O Serviço de Receita Federal dos Estados Unidos (IRS, na sigla em inglês) anunciou uma nova interpretação da chamada Emenda Johnson, permitindo que igrejas e outras instituições religiosas se manifestem politicamente durante cultos ou por meio de seus canais tradicionais de comunicação, sem que isso seja considerado uma violação da regra — desde que essas manifestações estejam fundamentadas na fé.
A mudança foi revelada em um documento judicial apresentado nesta semana, como parte de um acordo proposto em um processo movido por duas igrejas do Texas (Sand Springs Church e First Baptist Church) e pela organização National Religious Broadcasters (NRB). Os autores da ação alegam que a proibição de manifestações políticas por instituições religiosas viola a liberdade de expressão e de religião garantidas pela Primeira Emenda da Constituição dos EUA.
A Emenda Johnson, em vigor desde 1954, proíbe organizações sem fins lucrativos, como igrejas, de se envolverem em campanhas políticas, sob pena de perderem sua isenção fiscal. No entanto, o IRS afirmou que, quando uma igreja “de boa-fé fala à sua congregação, por meio de seus canais habituais de comunicação, sobre questões políticas à luz da fé religiosa, durante os cultos”, isso não configura participação em campanha eleitoral.

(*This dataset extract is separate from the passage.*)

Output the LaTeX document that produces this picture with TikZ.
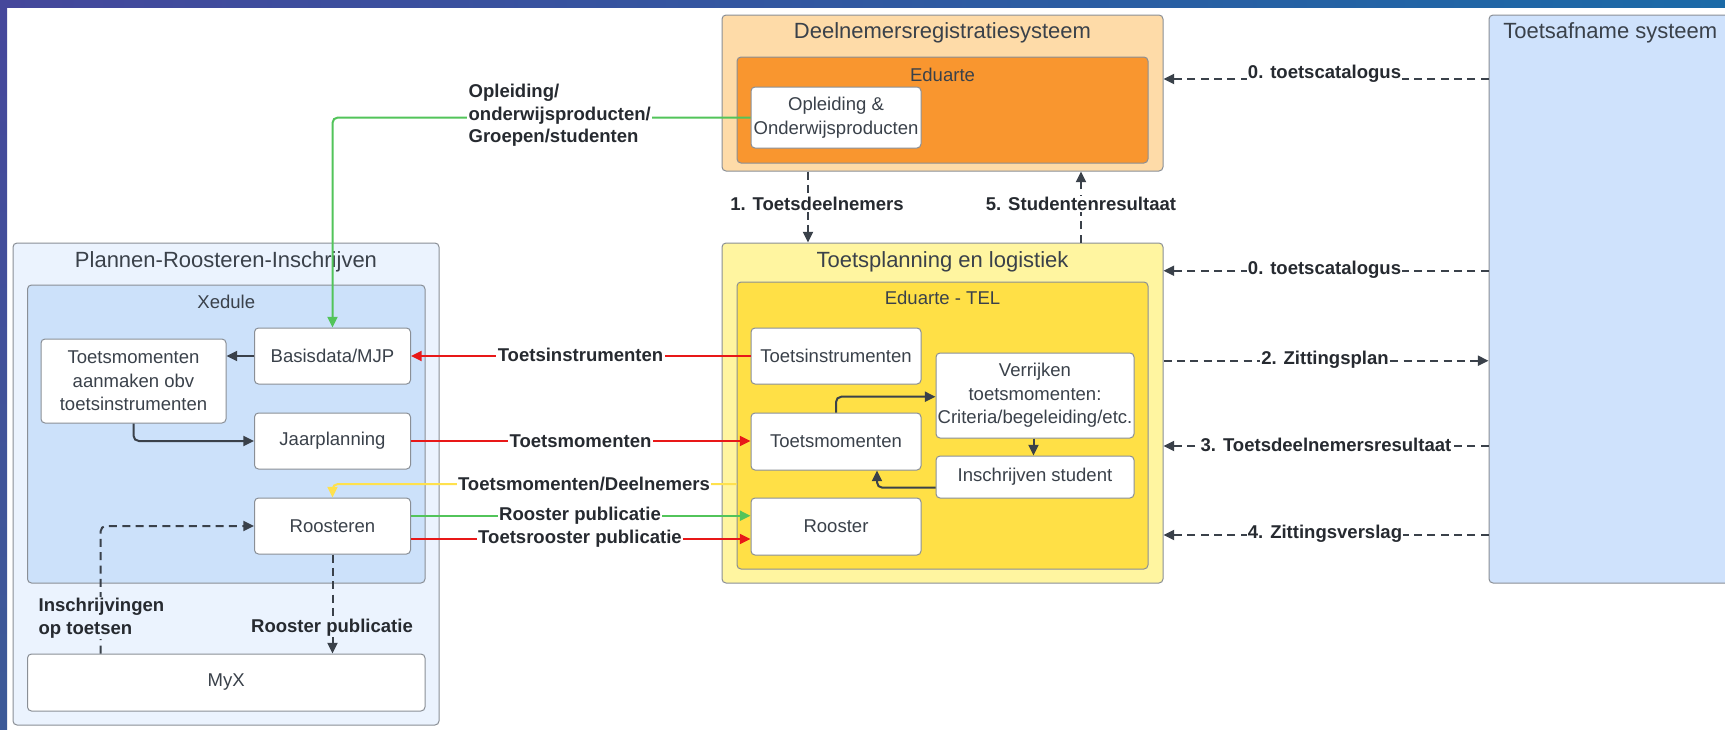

Segundo o IRS, esse tipo de manifestação seria mais parecido com uma “conversa em família” do que com uma campanha política formal. Por isso, não justificaria punições ou perda de isenção fiscal. Ainda assim, o acordo proposto se aplica apenas às duas igrejas envolvidas no processo e não altera oficialmente a legislação vigente. Ambas as partes concordaram em arcar com seus próprios custos legais e não poderão recorrer da decisão.
Especialistas alertam que, na prática, essa nova interpretação pode não representar uma grande mudança. Sam Brunson, professor de direito tributário da Universidade Loyola de Chicago, afirma que a Emenda Johnson raramente foi aplicada de forma rigorosa. “Isso não representa uma mudança real nos 70 anos em que a Emenda Johnson está em vigor”, disse. Apenas uma igreja perdeu sua isenção fiscal por motivos políticos — em 1992, após publicar anúncios contra o então candidato Bill Clinton.
Durante seu primeiro mandato, o presidente Donald Trump já havia tentado enfraquecer a Emenda Johnson. Agora, em seu segundo mandato, Trump continua a pressionar por mais liberdade para que líderes religiosos se expressem politicamente sem medo de punições fiscais. Ele já declarou que pretende “destruir totalmente” a Emenda Johnson, e essa nova postura do IRS parece alinhada com essa promessa.
Grupos conservadores, como a Alliance Defending Freedom (ADF), organizaram por anos eventos como o “Pulpit Freedom Sunday”, incentivando pastores a desafiar a Emenda Johnson com declarações políticas nos púlpitos. No entanto, essas ações não resultaram em mudanças legais, e a ADF deixou de promover essas iniciativas.
O processo movido pelas igrejas do Texas também argumenta que outras organizações sem fins lucrativos, como jornais, têm permissão para endossar candidatos sem perder benefícios fiscais — algo que, segundo os autores, revela um tratamento desigual.
Por outro lado, grupos como o Americans United for Separation of Church and State criticaram a proposta de acordo, afirmando que ela pode abrir precedentes perigosos. “Enfraquecer essa lei transformaria igrejas e ONGs em comitês políticos, inundando nossas eleições com ainda mais dinheiro obscuro”, disse a organização em nota.
Além disso, pesquisas mostram que a maioria dos americanos — inclusive os religiosos — é contra a ideia de igrejas endossarem candidatos políticos mantendo sua isenção fiscal. Segundo uma análise do Public Religion Research Institute (PRRI) com dados de 2023, a maioria dos fiéis de todas as principais tradições religiosas se opõe à prática. Isso inclui 62% dos evangélicos brancos, 59% dos protestantes negros, 77% dos protestantes brancos não evangélicos, 79% dos católicos brancos, 78% dos católicos hispânicos, 72% dos protestantes hispânicos e 77% dos judeus americanos.
Uma pesquisa do Pew Research Center de 2019 também mostrou que 76% dos americanos e 70% dos cristãos acreditam que líderes religiosos não devem endossar candidatos a partir do púlpito. Quase dois terços dos entrevistados disseram preferir que igrejas fiquem fora da política.
Agora, resta saber se o juiz responsável pelo caso aprovará o acordo e se essa nova interpretação do IRS terá impacto duradouro no comportamento das igrejas nos Estados Unidos.